■ **Supplied entries**:
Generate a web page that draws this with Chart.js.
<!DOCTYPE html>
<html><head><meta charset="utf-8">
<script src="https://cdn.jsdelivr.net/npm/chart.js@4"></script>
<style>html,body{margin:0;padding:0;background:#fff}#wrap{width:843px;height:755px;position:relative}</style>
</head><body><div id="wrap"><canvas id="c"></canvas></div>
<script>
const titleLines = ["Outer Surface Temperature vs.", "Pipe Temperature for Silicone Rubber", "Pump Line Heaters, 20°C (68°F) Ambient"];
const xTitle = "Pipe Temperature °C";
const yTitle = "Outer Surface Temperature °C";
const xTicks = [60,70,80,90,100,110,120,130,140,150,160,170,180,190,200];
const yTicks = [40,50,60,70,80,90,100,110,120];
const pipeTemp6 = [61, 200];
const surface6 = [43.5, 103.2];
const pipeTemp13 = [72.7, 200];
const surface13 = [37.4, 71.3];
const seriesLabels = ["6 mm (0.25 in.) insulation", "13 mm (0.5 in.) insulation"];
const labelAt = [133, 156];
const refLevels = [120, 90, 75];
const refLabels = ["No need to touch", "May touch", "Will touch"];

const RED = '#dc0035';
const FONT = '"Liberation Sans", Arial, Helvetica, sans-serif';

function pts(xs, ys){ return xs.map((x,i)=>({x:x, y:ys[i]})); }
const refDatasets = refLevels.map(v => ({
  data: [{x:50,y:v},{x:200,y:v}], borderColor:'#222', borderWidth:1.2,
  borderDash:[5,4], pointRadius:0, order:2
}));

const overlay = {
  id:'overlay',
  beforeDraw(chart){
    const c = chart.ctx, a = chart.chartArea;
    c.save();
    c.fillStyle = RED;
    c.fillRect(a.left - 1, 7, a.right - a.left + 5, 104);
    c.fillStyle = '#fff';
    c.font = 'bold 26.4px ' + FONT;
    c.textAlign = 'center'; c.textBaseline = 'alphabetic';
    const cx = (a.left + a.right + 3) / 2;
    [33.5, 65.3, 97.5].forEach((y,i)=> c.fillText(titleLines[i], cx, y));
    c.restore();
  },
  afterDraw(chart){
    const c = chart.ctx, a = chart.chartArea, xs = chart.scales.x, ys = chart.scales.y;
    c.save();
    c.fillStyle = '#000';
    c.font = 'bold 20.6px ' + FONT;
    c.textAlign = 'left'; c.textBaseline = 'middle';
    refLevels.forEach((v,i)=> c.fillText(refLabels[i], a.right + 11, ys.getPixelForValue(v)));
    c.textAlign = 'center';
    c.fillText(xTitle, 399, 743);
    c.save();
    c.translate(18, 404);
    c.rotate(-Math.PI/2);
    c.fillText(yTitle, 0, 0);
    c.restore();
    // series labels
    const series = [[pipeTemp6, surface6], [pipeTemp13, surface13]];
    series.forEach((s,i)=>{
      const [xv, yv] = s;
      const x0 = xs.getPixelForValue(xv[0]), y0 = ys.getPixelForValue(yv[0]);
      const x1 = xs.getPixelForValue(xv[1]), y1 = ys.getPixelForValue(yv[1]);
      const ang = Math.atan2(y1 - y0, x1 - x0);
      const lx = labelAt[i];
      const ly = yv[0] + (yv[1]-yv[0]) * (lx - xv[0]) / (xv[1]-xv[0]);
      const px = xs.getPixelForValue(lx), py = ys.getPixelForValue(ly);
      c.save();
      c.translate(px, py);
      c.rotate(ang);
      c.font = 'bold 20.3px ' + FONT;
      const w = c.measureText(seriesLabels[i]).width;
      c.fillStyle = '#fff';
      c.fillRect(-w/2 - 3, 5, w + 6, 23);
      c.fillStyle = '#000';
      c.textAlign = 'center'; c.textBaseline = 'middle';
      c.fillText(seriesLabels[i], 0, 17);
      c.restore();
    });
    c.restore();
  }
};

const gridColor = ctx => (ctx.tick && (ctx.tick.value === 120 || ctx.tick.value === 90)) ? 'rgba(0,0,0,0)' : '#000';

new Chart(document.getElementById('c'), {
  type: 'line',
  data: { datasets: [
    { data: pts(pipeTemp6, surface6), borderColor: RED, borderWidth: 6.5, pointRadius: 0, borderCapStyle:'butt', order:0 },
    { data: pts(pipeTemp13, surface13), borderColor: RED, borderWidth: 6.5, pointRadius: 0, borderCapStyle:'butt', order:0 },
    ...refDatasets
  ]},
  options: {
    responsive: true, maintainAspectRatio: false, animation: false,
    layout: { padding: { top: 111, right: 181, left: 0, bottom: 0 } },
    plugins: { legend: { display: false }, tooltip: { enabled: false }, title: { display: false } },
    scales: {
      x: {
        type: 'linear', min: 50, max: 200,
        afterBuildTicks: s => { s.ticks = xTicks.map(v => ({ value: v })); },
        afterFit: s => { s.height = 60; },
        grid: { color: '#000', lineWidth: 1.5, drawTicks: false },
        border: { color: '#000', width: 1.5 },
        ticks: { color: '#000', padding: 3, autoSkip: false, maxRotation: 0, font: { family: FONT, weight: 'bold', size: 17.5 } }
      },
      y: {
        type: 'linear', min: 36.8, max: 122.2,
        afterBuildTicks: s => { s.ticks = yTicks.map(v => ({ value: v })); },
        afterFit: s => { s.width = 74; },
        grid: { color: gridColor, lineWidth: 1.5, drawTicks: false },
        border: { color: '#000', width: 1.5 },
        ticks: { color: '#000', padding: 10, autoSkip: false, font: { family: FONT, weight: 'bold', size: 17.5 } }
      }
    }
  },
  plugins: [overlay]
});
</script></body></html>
==
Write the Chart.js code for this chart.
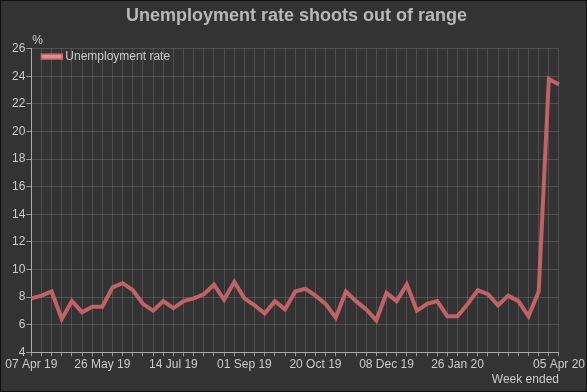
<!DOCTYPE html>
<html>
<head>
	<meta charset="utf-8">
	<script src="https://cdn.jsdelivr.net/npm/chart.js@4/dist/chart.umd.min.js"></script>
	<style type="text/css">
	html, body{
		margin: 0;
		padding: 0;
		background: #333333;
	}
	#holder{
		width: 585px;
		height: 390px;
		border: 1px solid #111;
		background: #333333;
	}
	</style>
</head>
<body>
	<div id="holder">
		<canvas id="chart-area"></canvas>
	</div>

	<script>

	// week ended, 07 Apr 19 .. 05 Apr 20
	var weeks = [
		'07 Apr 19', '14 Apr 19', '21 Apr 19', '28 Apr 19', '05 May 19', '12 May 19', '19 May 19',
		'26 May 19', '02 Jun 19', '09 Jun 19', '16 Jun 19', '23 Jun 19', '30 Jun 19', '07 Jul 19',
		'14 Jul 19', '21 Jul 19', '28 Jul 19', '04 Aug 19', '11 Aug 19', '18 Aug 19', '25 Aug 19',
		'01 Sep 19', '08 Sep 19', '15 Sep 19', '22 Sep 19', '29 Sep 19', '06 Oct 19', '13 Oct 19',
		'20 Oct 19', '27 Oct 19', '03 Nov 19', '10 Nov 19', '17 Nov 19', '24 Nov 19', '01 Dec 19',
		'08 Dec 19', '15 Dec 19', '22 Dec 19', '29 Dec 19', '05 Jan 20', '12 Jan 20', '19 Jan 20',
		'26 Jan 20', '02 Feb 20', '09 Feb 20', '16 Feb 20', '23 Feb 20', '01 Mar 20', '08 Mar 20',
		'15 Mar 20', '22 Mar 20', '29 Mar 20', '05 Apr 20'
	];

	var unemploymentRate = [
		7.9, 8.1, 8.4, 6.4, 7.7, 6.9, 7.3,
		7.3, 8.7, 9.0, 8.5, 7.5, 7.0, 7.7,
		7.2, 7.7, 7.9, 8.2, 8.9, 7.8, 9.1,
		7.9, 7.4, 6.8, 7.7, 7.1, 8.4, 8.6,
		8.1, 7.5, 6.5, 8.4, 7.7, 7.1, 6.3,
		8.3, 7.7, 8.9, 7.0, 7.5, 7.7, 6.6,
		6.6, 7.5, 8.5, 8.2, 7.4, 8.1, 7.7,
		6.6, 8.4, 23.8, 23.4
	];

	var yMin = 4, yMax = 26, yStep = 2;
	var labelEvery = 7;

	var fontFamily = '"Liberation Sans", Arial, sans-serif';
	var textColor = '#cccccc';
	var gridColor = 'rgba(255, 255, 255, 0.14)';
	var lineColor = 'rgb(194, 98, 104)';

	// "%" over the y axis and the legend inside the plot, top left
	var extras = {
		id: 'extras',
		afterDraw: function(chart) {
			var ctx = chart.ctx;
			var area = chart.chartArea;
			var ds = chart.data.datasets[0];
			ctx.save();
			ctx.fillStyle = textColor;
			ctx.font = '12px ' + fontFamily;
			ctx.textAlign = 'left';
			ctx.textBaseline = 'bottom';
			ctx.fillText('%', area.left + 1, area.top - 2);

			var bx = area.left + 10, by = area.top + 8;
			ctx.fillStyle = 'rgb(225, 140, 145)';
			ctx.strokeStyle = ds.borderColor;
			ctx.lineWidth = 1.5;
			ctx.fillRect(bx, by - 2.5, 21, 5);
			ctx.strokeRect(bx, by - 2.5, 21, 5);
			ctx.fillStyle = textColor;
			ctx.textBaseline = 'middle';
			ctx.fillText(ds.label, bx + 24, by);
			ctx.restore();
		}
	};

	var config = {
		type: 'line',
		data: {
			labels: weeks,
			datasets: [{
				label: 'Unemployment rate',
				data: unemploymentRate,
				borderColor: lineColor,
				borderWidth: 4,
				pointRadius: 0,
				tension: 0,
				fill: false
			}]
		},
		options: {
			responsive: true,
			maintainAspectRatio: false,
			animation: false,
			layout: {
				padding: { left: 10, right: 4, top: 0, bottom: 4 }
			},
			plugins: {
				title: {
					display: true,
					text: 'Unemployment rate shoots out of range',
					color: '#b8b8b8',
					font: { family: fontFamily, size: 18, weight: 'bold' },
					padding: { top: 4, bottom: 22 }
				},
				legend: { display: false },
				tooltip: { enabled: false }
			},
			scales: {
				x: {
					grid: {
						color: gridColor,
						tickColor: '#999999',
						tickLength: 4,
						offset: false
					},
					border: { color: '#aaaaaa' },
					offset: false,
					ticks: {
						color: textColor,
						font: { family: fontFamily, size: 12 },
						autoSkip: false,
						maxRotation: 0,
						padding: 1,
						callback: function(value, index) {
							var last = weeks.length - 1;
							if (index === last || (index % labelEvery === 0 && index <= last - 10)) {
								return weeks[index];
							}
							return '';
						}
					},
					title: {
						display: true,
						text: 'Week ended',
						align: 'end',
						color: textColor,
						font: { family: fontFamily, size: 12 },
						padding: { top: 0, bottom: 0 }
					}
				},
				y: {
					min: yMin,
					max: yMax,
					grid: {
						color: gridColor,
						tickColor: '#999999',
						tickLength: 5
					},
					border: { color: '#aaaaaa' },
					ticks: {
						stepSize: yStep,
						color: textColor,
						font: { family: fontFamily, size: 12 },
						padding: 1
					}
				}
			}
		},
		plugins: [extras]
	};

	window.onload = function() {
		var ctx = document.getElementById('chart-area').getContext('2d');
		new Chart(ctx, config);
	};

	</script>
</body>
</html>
---
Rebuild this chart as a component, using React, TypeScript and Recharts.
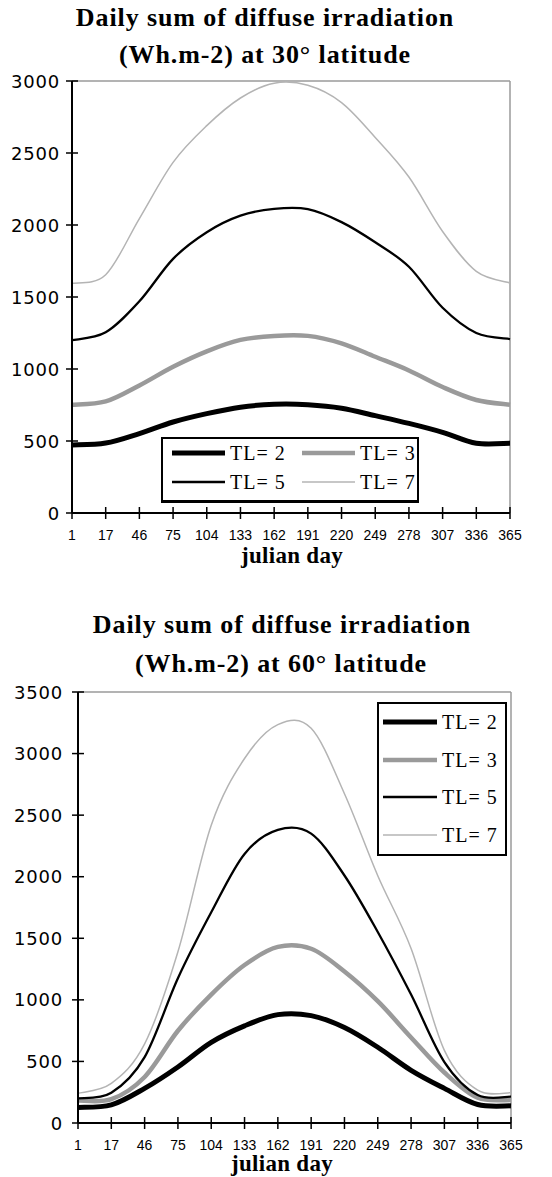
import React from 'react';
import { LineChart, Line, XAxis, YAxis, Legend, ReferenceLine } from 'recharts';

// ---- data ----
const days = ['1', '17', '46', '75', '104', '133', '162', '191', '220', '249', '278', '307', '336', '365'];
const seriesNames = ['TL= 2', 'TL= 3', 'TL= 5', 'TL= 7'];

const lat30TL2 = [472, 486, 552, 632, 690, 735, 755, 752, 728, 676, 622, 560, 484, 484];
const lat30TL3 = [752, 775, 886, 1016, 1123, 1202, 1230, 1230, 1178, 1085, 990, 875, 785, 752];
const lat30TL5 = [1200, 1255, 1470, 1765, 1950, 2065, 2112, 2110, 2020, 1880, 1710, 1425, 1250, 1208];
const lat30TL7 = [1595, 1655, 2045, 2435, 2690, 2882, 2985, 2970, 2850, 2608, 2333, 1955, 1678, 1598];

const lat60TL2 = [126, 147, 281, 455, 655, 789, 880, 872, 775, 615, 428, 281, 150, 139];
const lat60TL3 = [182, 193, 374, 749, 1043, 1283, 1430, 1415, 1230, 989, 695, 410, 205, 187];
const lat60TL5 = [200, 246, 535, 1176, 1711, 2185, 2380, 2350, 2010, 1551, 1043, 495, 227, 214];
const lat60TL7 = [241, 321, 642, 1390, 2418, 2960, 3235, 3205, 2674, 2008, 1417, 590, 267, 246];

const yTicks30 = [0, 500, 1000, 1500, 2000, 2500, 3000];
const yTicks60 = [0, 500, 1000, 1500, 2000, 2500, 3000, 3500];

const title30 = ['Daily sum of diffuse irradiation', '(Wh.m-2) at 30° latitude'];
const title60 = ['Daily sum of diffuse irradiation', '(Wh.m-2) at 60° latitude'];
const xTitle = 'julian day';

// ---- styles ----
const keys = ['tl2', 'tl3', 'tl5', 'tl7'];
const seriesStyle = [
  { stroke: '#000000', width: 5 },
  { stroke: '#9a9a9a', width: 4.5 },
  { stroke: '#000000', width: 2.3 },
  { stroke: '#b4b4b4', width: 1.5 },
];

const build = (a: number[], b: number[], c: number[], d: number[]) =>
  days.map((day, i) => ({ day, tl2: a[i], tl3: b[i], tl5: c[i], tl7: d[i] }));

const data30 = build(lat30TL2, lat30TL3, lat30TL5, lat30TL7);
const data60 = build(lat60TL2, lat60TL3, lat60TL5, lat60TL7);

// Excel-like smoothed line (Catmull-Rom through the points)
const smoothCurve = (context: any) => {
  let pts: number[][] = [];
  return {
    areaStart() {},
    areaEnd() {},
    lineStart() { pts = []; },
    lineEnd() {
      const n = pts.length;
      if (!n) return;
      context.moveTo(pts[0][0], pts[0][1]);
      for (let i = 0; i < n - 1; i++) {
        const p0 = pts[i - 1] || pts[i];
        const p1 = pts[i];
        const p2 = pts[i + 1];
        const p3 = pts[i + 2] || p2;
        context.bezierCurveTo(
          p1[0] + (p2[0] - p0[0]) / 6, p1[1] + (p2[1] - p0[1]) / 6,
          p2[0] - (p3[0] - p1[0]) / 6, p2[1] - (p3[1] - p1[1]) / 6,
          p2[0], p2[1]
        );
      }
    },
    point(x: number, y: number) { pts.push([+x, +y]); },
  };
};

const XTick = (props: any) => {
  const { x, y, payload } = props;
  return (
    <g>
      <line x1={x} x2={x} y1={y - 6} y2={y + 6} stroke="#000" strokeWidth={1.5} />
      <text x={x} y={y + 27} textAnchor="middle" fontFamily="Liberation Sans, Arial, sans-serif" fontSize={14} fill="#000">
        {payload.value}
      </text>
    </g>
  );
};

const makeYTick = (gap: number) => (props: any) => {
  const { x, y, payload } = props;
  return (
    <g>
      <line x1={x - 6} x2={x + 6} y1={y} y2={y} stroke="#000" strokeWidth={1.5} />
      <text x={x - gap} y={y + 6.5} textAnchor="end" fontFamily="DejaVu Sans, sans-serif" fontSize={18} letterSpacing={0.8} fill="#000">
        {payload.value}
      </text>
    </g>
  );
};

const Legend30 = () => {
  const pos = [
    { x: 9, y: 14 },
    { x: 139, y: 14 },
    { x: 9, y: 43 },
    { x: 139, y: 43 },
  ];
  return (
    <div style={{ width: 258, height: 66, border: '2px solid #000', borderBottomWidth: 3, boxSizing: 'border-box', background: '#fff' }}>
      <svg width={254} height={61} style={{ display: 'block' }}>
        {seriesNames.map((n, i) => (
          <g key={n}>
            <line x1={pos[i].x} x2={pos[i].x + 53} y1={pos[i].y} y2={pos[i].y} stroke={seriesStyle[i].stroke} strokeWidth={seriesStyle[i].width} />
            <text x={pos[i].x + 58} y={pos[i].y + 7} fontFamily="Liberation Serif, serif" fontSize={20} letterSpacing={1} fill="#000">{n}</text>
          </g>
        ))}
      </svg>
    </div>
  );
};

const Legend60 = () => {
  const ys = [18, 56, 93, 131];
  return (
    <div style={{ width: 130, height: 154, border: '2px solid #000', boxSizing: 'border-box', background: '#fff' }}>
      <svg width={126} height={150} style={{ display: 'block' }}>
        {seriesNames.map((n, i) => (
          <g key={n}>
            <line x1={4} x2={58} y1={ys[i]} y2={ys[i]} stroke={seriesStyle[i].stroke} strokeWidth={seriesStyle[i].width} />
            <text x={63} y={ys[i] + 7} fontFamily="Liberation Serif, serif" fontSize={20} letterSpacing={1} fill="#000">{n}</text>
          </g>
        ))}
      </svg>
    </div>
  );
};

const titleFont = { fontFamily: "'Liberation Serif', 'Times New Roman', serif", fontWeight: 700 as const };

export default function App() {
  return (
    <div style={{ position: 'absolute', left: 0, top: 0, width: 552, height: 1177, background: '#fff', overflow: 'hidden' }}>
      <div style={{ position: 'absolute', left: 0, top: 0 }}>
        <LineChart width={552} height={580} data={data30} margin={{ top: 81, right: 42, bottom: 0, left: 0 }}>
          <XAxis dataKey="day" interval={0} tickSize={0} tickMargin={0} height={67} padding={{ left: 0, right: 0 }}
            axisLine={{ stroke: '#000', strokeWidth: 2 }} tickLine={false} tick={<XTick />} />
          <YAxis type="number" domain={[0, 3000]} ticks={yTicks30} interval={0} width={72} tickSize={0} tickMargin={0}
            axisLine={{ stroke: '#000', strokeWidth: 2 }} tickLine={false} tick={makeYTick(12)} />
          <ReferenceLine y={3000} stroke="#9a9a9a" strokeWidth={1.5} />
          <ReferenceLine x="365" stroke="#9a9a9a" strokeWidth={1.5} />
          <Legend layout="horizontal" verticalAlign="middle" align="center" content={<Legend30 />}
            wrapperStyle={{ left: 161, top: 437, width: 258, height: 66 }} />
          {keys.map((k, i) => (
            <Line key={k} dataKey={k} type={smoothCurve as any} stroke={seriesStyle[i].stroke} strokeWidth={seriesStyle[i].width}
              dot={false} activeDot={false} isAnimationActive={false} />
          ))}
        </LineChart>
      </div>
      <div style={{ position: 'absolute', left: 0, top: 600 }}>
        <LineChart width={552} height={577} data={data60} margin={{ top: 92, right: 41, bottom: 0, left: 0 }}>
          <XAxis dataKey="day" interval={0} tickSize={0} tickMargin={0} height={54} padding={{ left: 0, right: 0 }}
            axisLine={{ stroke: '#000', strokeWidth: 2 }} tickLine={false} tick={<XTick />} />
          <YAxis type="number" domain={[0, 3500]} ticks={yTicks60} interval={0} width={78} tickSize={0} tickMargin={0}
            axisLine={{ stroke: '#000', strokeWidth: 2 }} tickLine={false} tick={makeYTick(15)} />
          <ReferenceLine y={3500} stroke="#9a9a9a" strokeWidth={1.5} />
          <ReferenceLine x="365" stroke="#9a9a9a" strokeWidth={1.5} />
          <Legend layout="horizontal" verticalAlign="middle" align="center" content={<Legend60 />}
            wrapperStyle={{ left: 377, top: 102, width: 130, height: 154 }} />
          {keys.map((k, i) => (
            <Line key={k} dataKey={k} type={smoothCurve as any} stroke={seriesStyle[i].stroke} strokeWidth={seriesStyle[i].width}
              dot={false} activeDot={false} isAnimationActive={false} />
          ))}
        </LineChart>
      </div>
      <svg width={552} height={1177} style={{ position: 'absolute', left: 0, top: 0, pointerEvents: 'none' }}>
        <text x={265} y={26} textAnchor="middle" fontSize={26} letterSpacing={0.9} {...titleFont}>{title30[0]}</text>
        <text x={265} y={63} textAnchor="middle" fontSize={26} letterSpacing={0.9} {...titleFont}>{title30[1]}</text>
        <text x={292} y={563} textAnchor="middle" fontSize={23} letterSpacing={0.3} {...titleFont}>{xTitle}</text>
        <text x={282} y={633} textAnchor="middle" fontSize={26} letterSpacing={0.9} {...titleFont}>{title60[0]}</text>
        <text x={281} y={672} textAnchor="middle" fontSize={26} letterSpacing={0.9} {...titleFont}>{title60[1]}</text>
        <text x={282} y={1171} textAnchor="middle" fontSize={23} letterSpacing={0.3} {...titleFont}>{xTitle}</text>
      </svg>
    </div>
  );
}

■ **Written problem**:
From the listing above, pick out every line containing "React".

■ **Response below**:
Rebuild this chart as a component, using React, TypeScript and Recharts.
import React from 'react';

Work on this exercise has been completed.